> WORK TO COMPLETE:
Can you print the data exactly and leave out each image?

(begin)

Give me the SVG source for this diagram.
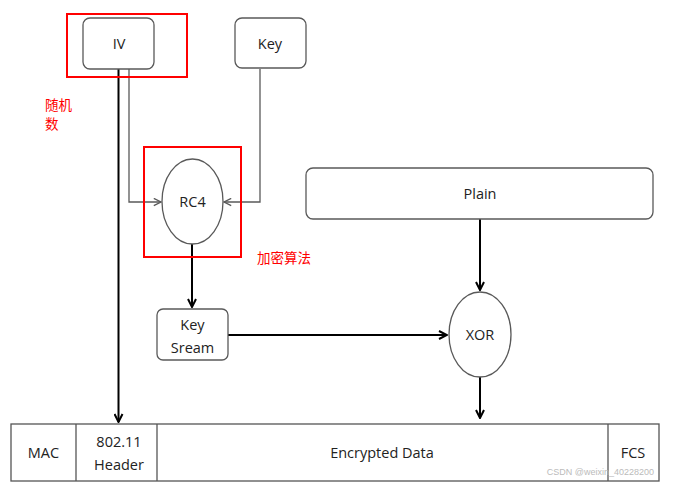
<svg xmlns="http://www.w3.org/2000/svg" width="686" height="491" viewBox="0 0 686 491">
<style>
.box{fill:#fff;stroke:#595959;stroke-width:1.3}
.t{font-family:"Open Sans","Liberation Sans",sans-serif;font-size:14.5px;fill:#222;text-anchor:middle}
.thin{fill:none;stroke:#595959;stroke-width:1.3}
.thick{fill:none;stroke:#000;stroke-width:2}
.red{fill:none;stroke:#f00;stroke-width:2}
.cn{font-family:"Noto Sans CJK SC",sans-serif;font-size:13.5px;fill:#f00}
.cell{fill:#fff;stroke:#555;stroke-width:1.3}
</style>
<defs>
<marker id="ah" viewBox="0 0 10 10" refX="9" refY="5" markerWidth="10" markerHeight="10" markerUnits="userSpaceOnUse" orient="auto"><path d="M1,1 L9,5 L1,9" fill="none" stroke="#000" stroke-width="2"/></marker>
<marker id="ahThin" viewBox="0 0 10 10" refX="9" refY="5" markerWidth="9" markerHeight="9" markerUnits="userSpaceOnUse" orient="auto"><path d="M1,1 L9,5 L1,9" fill="none" stroke="#595959" stroke-width="1.5"/></marker>
</defs>
<rect width="686" height="491" fill="#fff"/>
<g id="connectors">
<path class="thin" d="M129,69 V202 H161" marker-end="url(#ahThin)"/>
<path class="thin" d="M260,69 V202 H224" marker-end="url(#ahThin)"/>
<path class="thick" d="M118.5,69 V422" marker-end="url(#ah)"/>
<path class="thick" d="M192,244 V307" marker-end="url(#ah)"/>
<path class="thick" d="M228,335 H447" marker-end="url(#ah)"/>
<path class="thick" d="M480,219 V290" marker-end="url(#ah)"/>
<path class="thick" d="M480,377 V418" marker-end="url(#ah)"/>
</g>
<g id="iv"><rect class="box" x="83" y="18" width="71" height="51" rx="7"/><text class="t" x="119" y="49">IV</text></g>
<g id="key"><rect class="box" x="235" y="18" width="71" height="50" rx="7"/><text class="t" x="270" y="49">Key</text></g>
<g id="rc4"><ellipse class="box" cx="192.5" cy="201.5" rx="30.5" ry="42.5"/><text class="t" x="192.5" y="206.5">RC4</text></g>
<g id="plain"><rect class="box" x="306" y="168" width="347" height="51" rx="7"/><text class="t" x="480" y="199">Plain</text></g>
<g id="keystream"><rect class="box" x="157" y="309" width="71" height="51" rx="6"/><text class="t" x="192.5" y="330">Key</text><text class="t" x="192.5" y="353">Sream</text></g>
<g id="xor"><ellipse class="box" cx="480" cy="334.5" rx="31" ry="42.5"/><text class="t" x="480" y="339.5">XOR</text></g>
<g id="frame">
<rect class="cell" x="11" y="424" width="648" height="57"/>
<line class="cell" x1="76" y1="424" x2="76" y2="481"/>
<line class="cell" x1="157" y1="424" x2="157" y2="481"/>
<line class="cell" x1="608" y1="424" x2="608" y2="481"/>
<text class="t" x="43.5" y="458">MAC</text>
<text class="t" x="119" y="447">802.11</text>
<text class="t" x="119" y="470">Header</text>
<text class="t" x="382" y="458">Encrypted Data</text>
<text class="t" x="633" y="458">FCS</text>
<text x="654" y="475" text-anchor="end" font-family="'Liberation Sans',sans-serif" font-size="9" fill="#bbb">CSDN @weixin_40228200</text>
</g>
<g id="annotations">
<rect class="red" x="67" y="14" width="120" height="63"/>
<rect class="red" x="144" y="147" width="97" height="110"/>
<text class="cn" x="45" y="110">随机</text>
<text class="cn" x="45" y="129">数</text>
<text class="cn" x="257" y="263">加密算法</text>
</g>
</svg>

(end)

> OUTPUT FOR THIS EXERCISE:
Give me the SVG source for this diagram.
<svg xmlns="http://www.w3.org/2000/svg" width="686" height="491" viewBox="0 0 686 491">
<style>
.box{fill:#fff;stroke:#595959;stroke-width:1.3}
.t{font-family:"Open Sans","Liberation Sans",sans-serif;font-size:14.5px;fill:#222;text-anchor:middle}
.thin{fill:none;stroke:#595959;stroke-width:1.3}
.thick{fill:none;stroke:#000;stroke-width:2}
.red{fill:none;stroke:#f00;stroke-width:2}
.cn{font-family:"Noto Sans CJK SC",sans-serif;font-size:13.5px;fill:#f00}
.cell{fill:#fff;stroke:#555;stroke-width:1.3}
</style>
<defs>
<marker id="ah" viewBox="0 0 10 10" refX="9" refY="5" markerWidth="10" markerHeight="10" markerUnits="userSpaceOnUse" orient="auto"><path d="M1,1 L9,5 L1,9" fill="none" stroke="#000" stroke-width="2"/></marker>
<marker id="ahThin" viewBox="0 0 10 10" refX="9" refY="5" markerWidth="9" markerHeight="9" markerUnits="userSpaceOnUse" orient="auto"><path d="M1,1 L9,5 L1,9" fill="none" stroke="#595959" stroke-width="1.5"/></marker>
</defs>
<rect width="686" height="491" fill="#fff"/>
<g id="connectors">
<path class="thin" d="M129,69 V202 H161" marker-end="url(#ahThin)"/>
<path class="thin" d="M260,69 V202 H224" marker-end="url(#ahThin)"/>
<path class="thick" d="M118.5,69 V422" marker-end="url(#ah)"/>
<path class="thick" d="M192,244 V307" marker-end="url(#ah)"/>
<path class="thick" d="M228,335 H447" marker-end="url(#ah)"/>
<path class="thick" d="M480,219 V290" marker-end="url(#ah)"/>
<path class="thick" d="M480,377 V418" marker-end="url(#ah)"/>
</g>
<g id="iv"><rect class="box" x="83" y="18" width="71" height="51" rx="7"/><text class="t" x="119" y="49">IV</text></g>
<g id="key"><rect class="box" x="235" y="18" width="71" height="50" rx="7"/><text class="t" x="270" y="49">Key</text></g>
<g id="rc4"><ellipse class="box" cx="192.5" cy="201.5" rx="30.5" ry="42.5"/><text class="t" x="192.5" y="206.5">RC4</text></g>
<g id="plain"><rect class="box" x="306" y="168" width="347" height="51" rx="7"/><text class="t" x="480" y="199">Plain</text></g>
<g id="keystream"><rect class="box" x="157" y="309" width="71" height="51" rx="6"/><text class="t" x="192.5" y="330">Key</text><text class="t" x="192.5" y="353">Sream</text></g>
<g id="xor"><ellipse class="box" cx="480" cy="334.5" rx="31" ry="42.5"/><text class="t" x="480" y="339.5">XOR</text></g>
<g id="frame">
<rect class="cell" x="11" y="424" width="648" height="57"/>
<line class="cell" x1="76" y1="424" x2="76" y2="481"/>
<line class="cell" x1="157" y1="424" x2="157" y2="481"/>
<line class="cell" x1="608" y1="424" x2="608" y2="481"/>
<text class="t" x="43.5" y="458">MAC</text>
<text class="t" x="119" y="447">802.11</text>
<text class="t" x="119" y="470">Header</text>
<text class="t" x="382" y="458">Encrypted Data</text>
<text class="t" x="633" y="458">FCS</text>
<text x="654" y="475" text-anchor="end" font-family="'Liberation Sans',sans-serif" font-size="9" fill="#bbb">CSDN @weixin_40228200</text>
</g>
<g id="annotations">
<rect class="red" x="67" y="14" width="120" height="63"/>
<rect class="red" x="144" y="147" width="97" height="110"/>
<text class="cn" x="45" y="110">随机</text>
<text class="cn" x="45" y="129">数</text>
<text class="cn" x="257" y="263">加密算法</text>
</g>
</svg>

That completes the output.